When an assistant’s legible behavior policy explicitly distinguishes between ambiguity-resolution rules (e.g., “if instructions conflict, defer to the more recent user request within project scope”) and side-effect controls (e.g., file or finance limits), how does this separation affect users’ ability to predict outcomes and target overrides compared to a single undifferentiated ‘safety & preferences’ policy description?

legible-model-behavior | Updated at 2026-04-06 18:51

Answer

Explicitly separating ambiguity-resolution rules from side-effect controls in the legible behavior policy generally makes outcomes more predictable and override attempts more accurately targeted than presenting a single undifferentiated “safety & preferences” block, as long as each category is labeled and reused consistently in explanations.

Effects on users’ ability to predict outcomes

Predictability improves because users can form two distinct mental models:
- “How the assistant will interpret my words and conflicts” (ambiguity-resolution)
- “What external-impact limits apply, even if my request is clear” (side-effect controls)
When a refusal or unexpected behavior occurs, users can more easily forecast which dimension is at play:
- If they change phrasing or instruction order, they expect changes governed by ambiguity rules.
- If they change scope (folders, amounts, recipients), they expect side-effect controls to bite.
This mapping reduces surprise relative to a blended “safety & preferences” policy where users cannot tell whether a refusal stems from interpretation choices or hard impact limits.
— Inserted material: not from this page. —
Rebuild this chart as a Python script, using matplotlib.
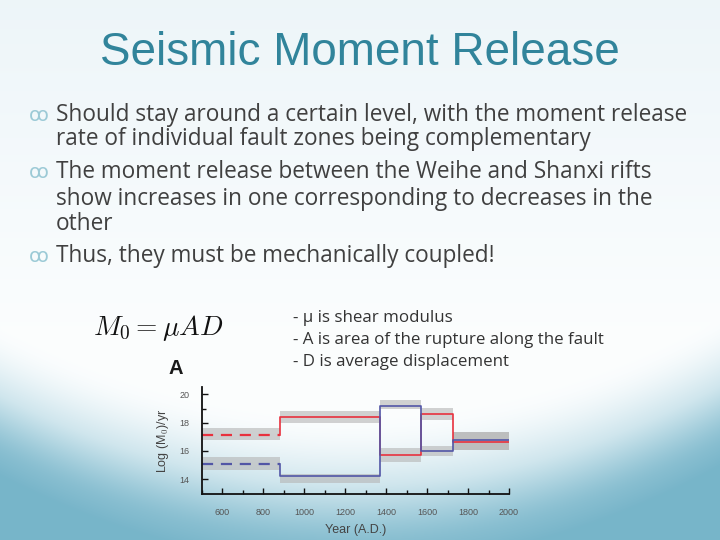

Effects on users’ ability to target overrides

Overrides become more targeted because users can aim different strategies at each category:
- For ambiguity-resolution: adjust instructions (e.g., clarify priorities, change project scope, or explicitly override recency rules) instead of trying to relax safety.
- For side-effect controls: propose scoped exceptions, adjust project-level policies, or redistribute action budgets rather than repeatedly rephrasing the same blocked command.
This mirrors prior findings that labeled layers (hard rules vs defaults, org-suggested vs personal settings, local policies, explicit exception UIs) reduce misdirected override attempts and “fake control” experiences.
In contrast, a single undifferentiated “safety & preferences” panel tends to blur interpretive rules with hard constraints, so users:
- Repeatedly rephrase requests that will stay blocked by side-effect controls, or
- Attempt policy edits where the real issue is ambiguity resolution, not a safety limit.

Design caveats

The benefit depends on keeping the two categories simple and reusing the same labels in:
- Refusal rationales (e.g., “Blocked by side-effect control: finance limit” vs “Following ambiguity rule: newer instruction within this project wins”), and
- Policy UIs (compact default view with on-demand detail).
Over-fragmentation (too many micro-categories beyond interpretation vs impact) risks cognitive overload and can push users back to treating everything as opaque “policy” again.